To make a very long story super short: after five separate five-hour installation appointments spread over four months, we had nothing to show for it but wasted time and bitterness. I sent a letter cancelling our Internet order, we sent back the modem equipment, and they sent it back saying we were past the cancellation deadline.

I sent another letter. Not as polite as the first.

I got a voicemail assuring me our account was cancelled and we didn’t need to do anything else. Great. Except Vodafone was the main game in town, and we still didn’t have Internet service.

I’m not sure if I felt better or worse knowing that we weren’t alone. For every person we talked to with no issues getting service, there were one or two in the same boat as us. One person waited 5 months before getting service, another waited 10 months.

10 months! He could have walked to a third-world country and accessed the Internet sooner.

So what’s the problem? Part of it is infrastructure. Part of it is liability.
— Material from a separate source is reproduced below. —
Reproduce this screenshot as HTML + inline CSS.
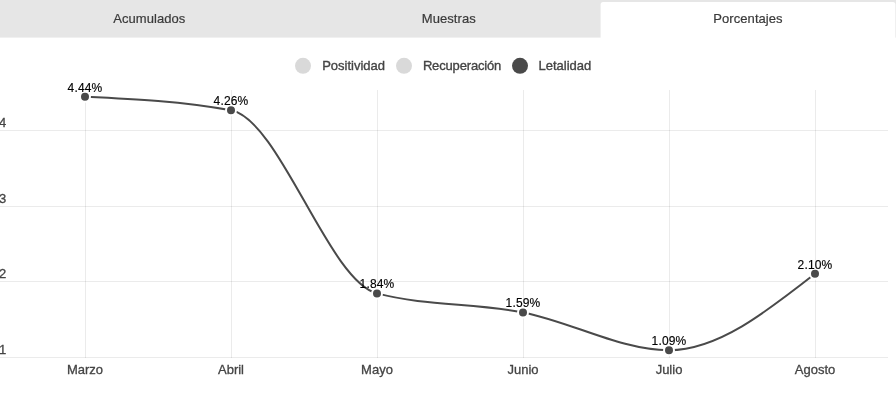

Part of it is that there's apparently a smaller portion of the German population clamoring to be online.

Any or all of those may play into the fact that there's a different focus here. In the U.S. you have different speeds with unlimited data. Here it’s pretty much, This is how fast it goes. How much data do you want to pay for?

We definitely had to do some research and make some adjustments. You don’t realize how much is churning in the background until you have to monitor where the MB go.
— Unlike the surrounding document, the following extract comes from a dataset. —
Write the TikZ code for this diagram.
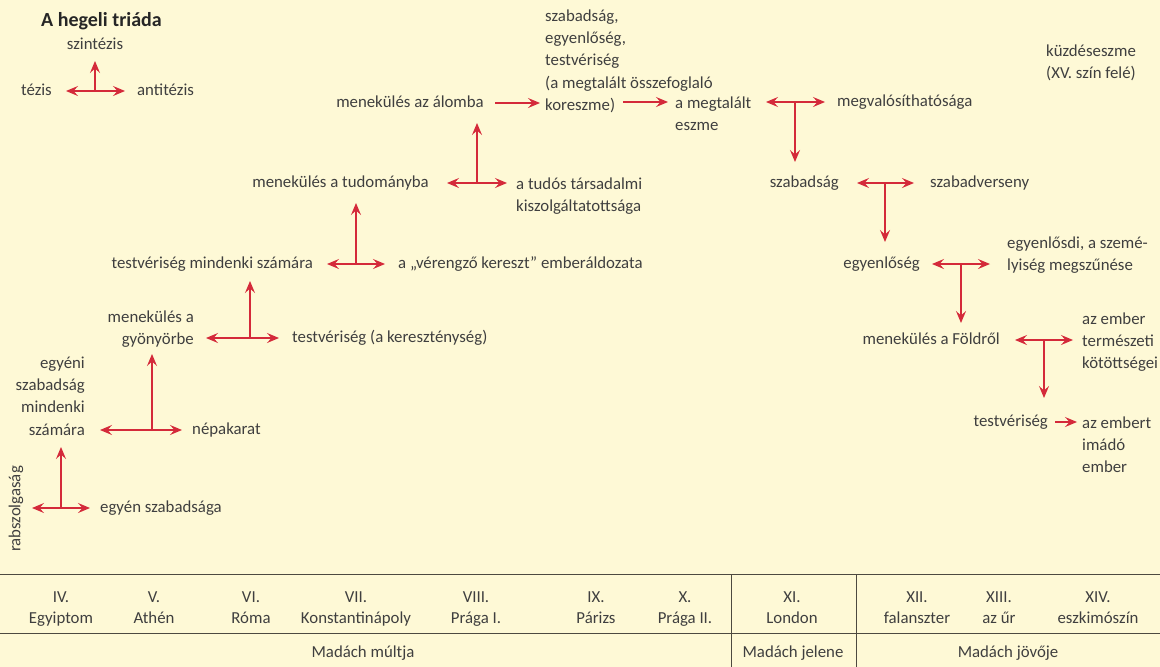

Photo of wireless TP-Link router
This little guy is what's keeping me online!
For the first few months this blog (and all of my other Internet activity) was managed primarily via an Internet USB stick or using my cell phone as a hot spot. 

The USB stick was our first lesson in how data flies out the window. And having to trek downtown to top off the balance on the stick was not feasible. Similarly, I learned to turn off data for all of my phone apps unless I was using them in that moment.

I considered other options: hunting down the increasingly elusive Internet cafes (apparently they went the way of the rest of the 90s), buying an all-day ticket to use wi-fi on one of the two bus lines that has it, or paying oodles to rent time at one of those shared office spaces.

In the end, we settled on a wireless router that takes prepaid SIM cards that we can manage by text or online.

It wasn't all bad, returning to the days that I realized most of my Millennial friends have never experienced. I've cleaned up neglected computer files, sketched out new ideas for future writing, and read. A lot. 

But am I glad to be back online more regularly? Absolutely.